Flexibilité = précarité ?
Cette équation fait insidieusement son chemin dans nos caboches de petits français, et bien à tort à mon humble avis.
Les manifestations de ces dernières semaines contre le CPE font éclater au grand jour le refus d’une partie de notre pays d’envisager le marché du travail sous un angle un peu différent.
L’idée archaïque que tout peut et doit se résoudre par le CDI classique et le verrouillage de notre code du travail a encore de beaux jours devant elle.
Quand on prononce le mot flexibilité, beaucoup l’associent à la notion de licenciement, de salariés jetables et j’en passe.
La flexibilité dont a besoin notre marché du travail passera par une refonte du code du travail dans l’intérêt des salariés et des entreprises.
Quelles sont les adaptations que nous allons devoir trouver pour offrir aux entreprises les moyens d’adapter leur production, leurs coûts dans une conjoncture économique versatile et conserver et renforcer la sécurisation des parcours des salariés ?
La réduction du temps de travail, ce que les experts nomment la flexibilité interne quantitative est une des solutions, mais nous n’avons pas su en France l’adapter à tous les types d’entreprise. Trop de petites structures n’ont pas les moyens financiers et humains pour exploiter cette flexibilité et l’application de ce système n’a su en règle générale qu’engendrer des emplois à temps partiels.
Notre problème, c’est que nous n’en exploitons pas tous les aspects, comme la flexibilité fonctionnelle, c’est à dire la formation professionnelle continue (introduite par contre dans le CPE), l’externalisation, qui se résume en France à l’intérim et à la sous traitance, alors que le portage salarial, le télétravail peuvent offrir des solutions sur mesure aux entreprises.
Les pistes à explorer pour relancer le marché de l’emploi, développer de nouvelles formes de travail, établir de nouveaux rapports entre le chef d’entreprise et le salarié sont nombreuses et innovantes, mais encore faut il que vous daignions sortir de nos schémas et regarder devant nous.
Le CPE n’est que la petite étincelle qui cristallise toutes les peurs sur une réforme en profondeur de notre société, mais dont nous ne cessons de repousser l’échéance.
La détermination de Dominique de Villepin n’est pas à mon sens une histoire d’orgueil, comme ses détracteurs se plaisent à le penser, mais la simple nécessité de ne pas réitérer les erreurs passées et d’amorcer, même en force, cette réforme, de donner cette première impulsion indispensable pour engager notre pays sur la voie de la rénovation.
Certes la méthode n’est pas exemplaire, mais le courage et la volonté sont là.

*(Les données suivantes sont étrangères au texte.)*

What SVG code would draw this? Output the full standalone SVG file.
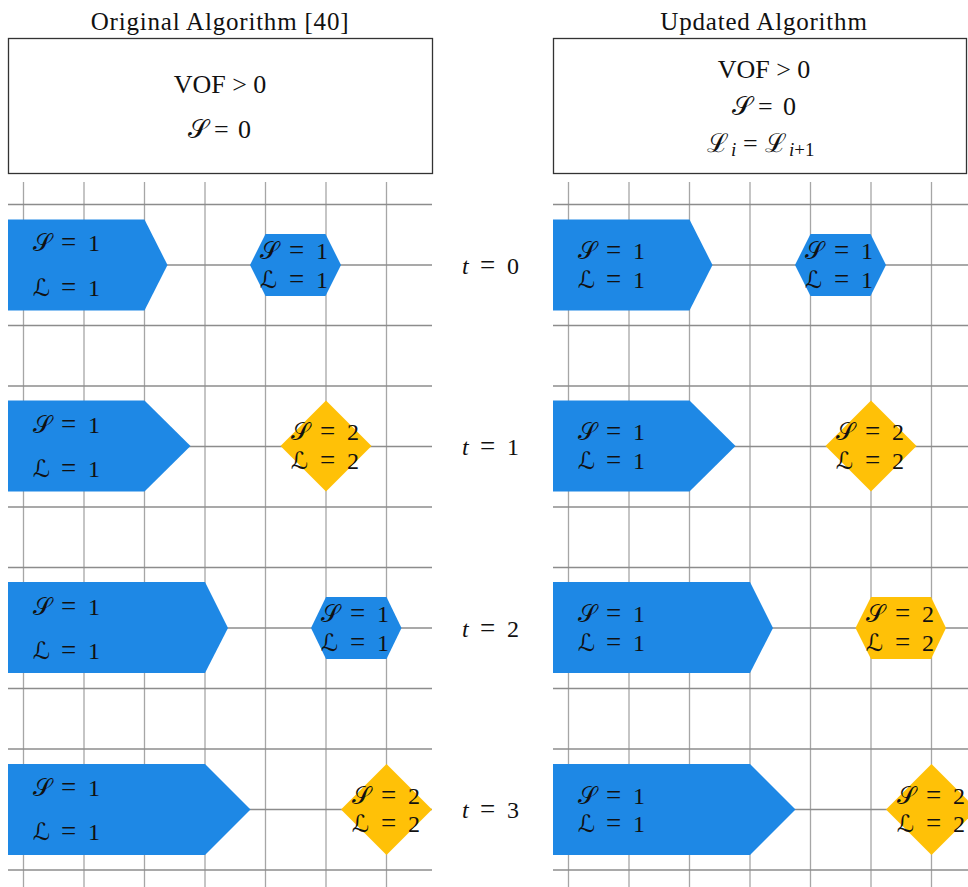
<svg xmlns="http://www.w3.org/2000/svg" width="968" height="887" viewBox="0 0 968 887">
<style>
.bg{fill:#fff}
.gv{stroke:#a6a6a6;stroke-width:1.3}
.gh{stroke:#8c8c8c;stroke-width:1.3}
.box{fill:#fff;stroke:#333;stroke-width:1.3}
.blue{fill:#1e88e5}
.amber{fill:#ffc107}
.title{font-family:"Liberation Serif","DejaVu Serif",serif;font-size:25px;letter-spacing:0.8px;fill:#111;text-anchor:middle}
.bt{font-family:"Liberation Serif","DejaVu Serif",serif;font-size:26px;fill:#111}
.m{font-family:"Liberation Serif","DejaVu Serif","DejaVu Sans",serif;font-size:24px;fill:#111}
.n{font-family:"Liberation Serif",serif}
.eq{font-family:"Liberation Serif",serif;font-size:27px}
.t{font-family:"Liberation Serif","DejaVu Serif",serif;font-size:24px;fill:#111}
</style>
<rect class="bg" x="0" y="0" width="968" height="887"/>

<g id="titles">
<text class="title" x="220" y="29.5">Original Algorithm [40]</text>
<text class="title" x="764" y="29.5">Updated Algorithm</text>
</g>

<g id="box-original">
<rect class="box" x="8.5" y="38.5" width="424" height="135"/>
<text class="bt" x="220" y="93" text-anchor="middle">VOF &gt; 0</text>
<text class="bt" y="138"><tspan x="188">𝒮</tspan><tspan class="n" x="214">=</tspan><tspan class="n" x="238">0</tspan></text>
</g>
<g id="box-updated">
<rect class="box" x="553.5" y="38.5" width="413" height="135"/>
<text class="bt" x="764" y="78" text-anchor="middle">VOF &gt; 0</text>
<text class="bt" y="115"><tspan x="732">𝒮</tspan><tspan class="n" x="758">=</tspan><tspan class="n" x="783">0</tspan></text>
<text class="bt" y="152"><tspan x="707">ℒ</tspan><tspan class="n" font-style="italic" font-size="19" x="731" dy="4">i</tspan><tspan class="n" x="743" dy="-4">=</tspan><tspan x="765">ℒ</tspan><tspan class="n" font-size="19" x="789" dy="4"><tspan font-style="italic">i</tspan>+1</tspan></text>
</g>

<g id="grid">
<g id="grid-left-vertical">
<line class="gv" x1="23.5" y1="182" x2="23.5" y2="887"/>
<line class="gv" x1="84" y1="182" x2="84" y2="887"/>
<line class="gv" x1="144.5" y1="182" x2="144.5" y2="887"/>
<line class="gv" x1="205" y1="182" x2="205" y2="887"/>
<line class="gv" x1="265.5" y1="182" x2="265.5" y2="887"/>
<line class="gv" x1="326" y1="182" x2="326" y2="887"/>
<line class="gv" x1="386.5" y1="182" x2="386.5" y2="887"/>
</g>
<g id="grid-right-vertical">
<line class="gv" x1="568.5" y1="182" x2="568.5" y2="887"/>
<line class="gv" x1="629" y1="182" x2="629" y2="887"/>
<line class="gv" x1="689.5" y1="182" x2="689.5" y2="887"/>
<line class="gv" x1="750" y1="182" x2="750" y2="887"/>
<line class="gv" x1="810.5" y1="182" x2="810.5" y2="887"/>
<line class="gv" x1="871" y1="182" x2="871" y2="887"/>
<line class="gv" x1="931.5" y1="182" x2="931.5" y2="887"/>
</g>
<g id="grid-horizontal">
<line class="gh" x1="8" y1="204.5" x2="432" y2="204.5"/>
<line class="gh" x1="8" y1="265" x2="432" y2="265"/>
<line class="gh" x1="8" y1="325.5" x2="432" y2="325.5"/>
<line class="gh" x1="8" y1="386" x2="432" y2="386"/>
<line class="gh" x1="8" y1="446.5" x2="432" y2="446.5"/>
<line class="gh" x1="8" y1="507" x2="432" y2="507"/>
<line class="gh" x1="8" y1="567.5" x2="432" y2="567.5"/>
<line class="gh" x1="8" y1="628" x2="432" y2="628"/>
<line class="gh" x1="8" y1="688.5" x2="432" y2="688.5"/>
<line class="gh" x1="8" y1="749" x2="432" y2="749"/>
<line class="gh" x1="8" y1="809.5" x2="432" y2="809.5"/>
<line class="gh" x1="8" y1="870" x2="432" y2="870"/>
<line class="gh" x1="553" y1="204.5" x2="968" y2="204.5"/>
<line class="gh" x1="553" y1="265" x2="968" y2="265"/>
<line class="gh" x1="553" y1="325.5" x2="968" y2="325.5"/>
<line class="gh" x1="553" y1="386" x2="968" y2="386"/>
<line class="gh" x1="553" y1="446.5" x2="968" y2="446.5"/>
<line class="gh" x1="553" y1="507" x2="968" y2="507"/>
<line class="gh" x1="553" y1="567.5" x2="968" y2="567.5"/>
<line class="gh" x1="553" y1="628" x2="968" y2="628"/>
<line class="gh" x1="553" y1="688.5" x2="968" y2="688.5"/>
<line class="gh" x1="553" y1="749" x2="968" y2="749"/>
<line class="gh" x1="553" y1="809.5" x2="968" y2="809.5"/>
<line class="gh" x1="553" y1="870" x2="968" y2="870"/>
</g>
</g>

<g id="time-labels">
<text class="t" x="462" y="274"><tspan font-style="italic">t</tspan><tspan class="eq" x="480">=</tspan><tspan x="507">0</tspan></text>
<text class="t" x="462" y="455"><tspan font-style="italic">t</tspan><tspan class="eq" x="480">=</tspan><tspan x="507">1</tspan></text>
<text class="t" x="462" y="637"><tspan font-style="italic">t</tspan><tspan class="eq" x="480">=</tspan><tspan x="507">2</tspan></text>
<text class="t" x="462" y="818"><tspan font-style="italic">t</tspan><tspan class="eq" x="480">=</tspan><tspan x="507">3</tspan></text>
</g>

<!-- Original algorithm, t=0 -->
<g id="orig-t0-liquid">
<polygon class="blue" points="8,219.5 144.5,219.5 167.5,265 144.5,310.5 8,310.5"/>
<text class="m" y="251"><tspan x="33">𝒮</tspan><tspan class="eq" x="61">=</tspan><tspan class="n" x="88">1</tspan></text>
<text class="m" y="296"><tspan x="33">ℒ</tspan><tspan class="eq" x="61">=</tspan><tspan class="n" x="88">1</tspan></text>
</g>
<g id="orig-t0-drop">
<polygon class="blue" points="250,265 265.5,234 325.5,234 341,265 325.5,296 265.5,296"/>
<text class="m" y="258.5"><tspan x="260">𝒮</tspan><tspan class="eq" x="289">=</tspan><tspan class="n" x="316">1</tspan></text>
<text class="m" y="287.5"><tspan x="260">ℒ</tspan><tspan class="eq" x="289">=</tspan><tspan class="n" x="316">1</tspan></text>
</g>
<!-- t=1 -->
<g id="orig-t1-liquid">
<polygon class="blue" points="8,400.5 144.5,400.5 190.5,446 144.5,491.5 8,491.5"/>
<text class="m" y="432.5"><tspan x="33">𝒮</tspan><tspan class="eq" x="61">=</tspan><tspan class="n" x="88">1</tspan></text>
<text class="m" y="476.5"><tspan x="33">ℒ</tspan><tspan class="eq" x="61">=</tspan><tspan class="n" x="88">1</tspan></text>
</g>
<g id="orig-t1-drop">
<polygon class="amber" points="326,400.5 371.5,446 326,491.5 280.5,446"/>
<text class="m" y="439.5"><tspan x="291">𝒮</tspan><tspan class="eq" x="320">=</tspan><tspan class="n" x="347">2</tspan></text>
<text class="m" y="469"><tspan x="291">ℒ</tspan><tspan class="eq" x="320">=</tspan><tspan class="n" x="347">2</tspan></text>
</g>
<!-- t=2 -->
<g id="orig-t2-liquid">
<polygon class="blue" points="8,582 205,582 228,628 205,673 8,673"/>
<text class="m" y="614.5"><tspan x="33">𝒮</tspan><tspan class="eq" x="61">=</tspan><tspan class="n" x="88">1</tspan></text>
<text class="m" y="658.5"><tspan x="33">ℒ</tspan><tspan class="eq" x="61">=</tspan><tspan class="n" x="88">1</tspan></text>
</g>
<g id="orig-t2-drop">
<polygon class="blue" points="311,628 326,597 386.5,597 401.5,628 386.5,659 326,659"/>
<text class="m" y="621.5"><tspan x="321">𝒮</tspan><tspan class="eq" x="350">=</tspan><tspan class="n" x="377">1</tspan></text>
<text class="m" y="650.5"><tspan x="321">ℒ</tspan><tspan class="eq" x="350">=</tspan><tspan class="n" x="377">1</tspan></text>
</g>
<!-- t=3 -->
<g id="orig-t3-liquid">
<polygon class="blue" points="8,764 205,764 250.5,809.5 205,855 8,855"/>
<text class="m" y="795.5"><tspan x="33">𝒮</tspan><tspan class="eq" x="61">=</tspan><tspan class="n" x="88">1</tspan></text>
<text class="m" y="839.5"><tspan x="33">ℒ</tspan><tspan class="eq" x="61">=</tspan><tspan class="n" x="88">1</tspan></text>
</g>
<g id="orig-t3-drop">
<polygon class="amber" points="386.5,764 432,809.5 386.5,855 341,809.5"/>
<text class="m" y="803.5"><tspan x="352">𝒮</tspan><tspan class="eq" x="381">=</tspan><tspan class="n" x="408">2</tspan></text>
<text class="m" y="832"><tspan x="352">ℒ</tspan><tspan class="eq" x="381">=</tspan><tspan class="n" x="408">2</tspan></text>
</g>

<!-- Updated algorithm, t=0 -->
<g id="upd-t0-liquid">
<polygon class="blue" points="553,219.5 689.5,219.5 712.5,265 689.5,310.5 553,310.5"/>
<text class="m" y="258.5"><tspan x="578">𝒮</tspan><tspan class="eq" x="606">=</tspan><tspan class="n" x="633">1</tspan></text>
<text class="m" y="287.5"><tspan x="578">ℒ</tspan><tspan class="eq" x="606">=</tspan><tspan class="n" x="633">1</tspan></text>
</g>
<g id="upd-t0-drop">
<polygon class="blue" points="795,265 810.5,234 870.5,234 886,265 870.5,296 810.5,296"/>
<text class="m" y="258.5"><tspan x="805">𝒮</tspan><tspan class="eq" x="834">=</tspan><tspan class="n" x="861">1</tspan></text>
<text class="m" y="287.5"><tspan x="805">ℒ</tspan><tspan class="eq" x="834">=</tspan><tspan class="n" x="861">1</tspan></text>
</g>
<!-- t=1 -->
<g id="upd-t1-liquid">
<polygon class="blue" points="553,400.5 689.5,400.5 735.5,446 689.5,491.5 553,491.5"/>
<text class="m" y="439.5"><tspan x="578">𝒮</tspan><tspan class="eq" x="606">=</tspan><tspan class="n" x="633">1</tspan></text>
<text class="m" y="469"><tspan x="578">ℒ</tspan><tspan class="eq" x="606">=</tspan><tspan class="n" x="633">1</tspan></text>
</g>
<g id="upd-t1-drop">
<polygon class="amber" points="871,400.5 916.5,446 871,491.5 825.5,446"/>
<text class="m" y="439.5"><tspan x="836">𝒮</tspan><tspan class="eq" x="865">=</tspan><tspan class="n" x="892">2</tspan></text>
<text class="m" y="469"><tspan x="836">ℒ</tspan><tspan class="eq" x="865">=</tspan><tspan class="n" x="892">2</tspan></text>
</g>
<!-- t=2 -->
<g id="upd-t2-liquid">
<polygon class="blue" points="553,582 750,582 773,628 750,673 553,673"/>
<text class="m" y="621.5"><tspan x="578">𝒮</tspan><tspan class="eq" x="606">=</tspan><tspan class="n" x="633">1</tspan></text>
<text class="m" y="650.5"><tspan x="578">ℒ</tspan><tspan class="eq" x="606">=</tspan><tspan class="n" x="633">1</tspan></text>
</g>
<g id="upd-t2-drop">
<polygon class="amber" points="855.5,628 871,597 931,597 946,628 931,659 871,659"/>
<text class="m" y="621.5"><tspan x="866">𝒮</tspan><tspan class="eq" x="895">=</tspan><tspan class="n" x="922">2</tspan></text>
<text class="m" y="650.5"><tspan x="866">ℒ</tspan><tspan class="eq" x="895">=</tspan><tspan class="n" x="922">2</tspan></text>
</g>
<!-- t=3 -->
<g id="upd-t3-liquid">
<polygon class="blue" points="553,764 750,764 795.5,809.5 750,855 553,855"/>
<text class="m" y="803.5"><tspan x="578">𝒮</tspan><tspan class="eq" x="606">=</tspan><tspan class="n" x="633">1</tspan></text>
<text class="m" y="832"><tspan x="578">ℒ</tspan><tspan class="eq" x="606">=</tspan><tspan class="n" x="633">1</tspan></text>
</g>
<g id="upd-t3-drop">
<polygon class="amber" points="931.5,764 977,809.5 931.5,855 886,809.5"/>
<text class="m" y="803.5"><tspan x="897">𝒮</tspan><tspan class="eq" x="926">=</tspan><tspan class="n" x="953">2</tspan></text>
<text class="m" y="832"><tspan x="897">ℒ</tspan><tspan class="eq" x="926">=</tspan><tspan class="n" x="953">2</tspan></text>
</g>
</svg>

Le but n’est pas de « perdre » une génération dans la précarité, mais de lui faire prendre conscience que son avenir ne se construira pas sur le modèle de leurs parents, hélas, mais que plus tôt ils intègreront les nouvelles donnes avec les outils nécessaires, plus vite ils seront compétitifs.

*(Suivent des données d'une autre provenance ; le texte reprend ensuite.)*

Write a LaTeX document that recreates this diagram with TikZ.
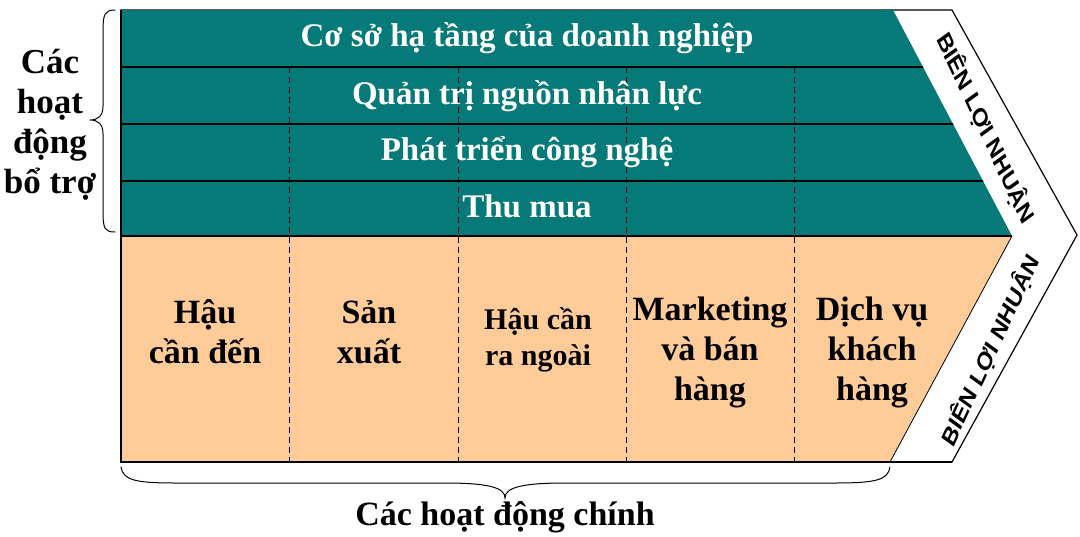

Le CPE offre cette possibilité, surtout pour les moins qualifiés, vouloir l’enterrer est à mon avis une erreur.
Cette exception française dont nous sommes si fiers depuis des décennies est en train de devenir un boulet nous poussant un peu plus chaque jour au ban de cette Europe que nous voulions si fort.
Nous sommes nombreux à regarder en direction des pays nordiques qui ont réussi cette mutation inévitable, pour y chercher des idées et comprendre comment ils ont opéré.
un article d’Eric Le Boucher, paru dans le Monde du 26 novembre dernier intitulé « Suivre le modèle suédois ? » se penche sur les raisons de ce succès dans la « flexsécurité », assurant la sécurité aux travailleurs et la souplesse indispensable à l’économie.
Ce pays a connu au début des années 90 les mêmes travers que la France
3 grands axes ont permis de remettre sur pied ce pays :
- Une ouverture à la compétition et aux forces de changement
- Un effort pour l’innovation, l’enseignement, la recherche
- Un état fort mais réformé et adapté
Pouvons nous évoluer dans ce sens en adaptant ces « recettes » aux spécificités de notre pays et à notre état d’esprit ?
De l’avis du ministre suédois Thomas Östros, vouloir changer les mentalités ne sert à rien, mais il faut proposer « beaucoup d’état et beaucoup de marché, les deux ensembles », savoir garder les industries fortes et développer les services connexes pour créer de l’emploi et… ne pas craindre l’ouverture et la mondialisation.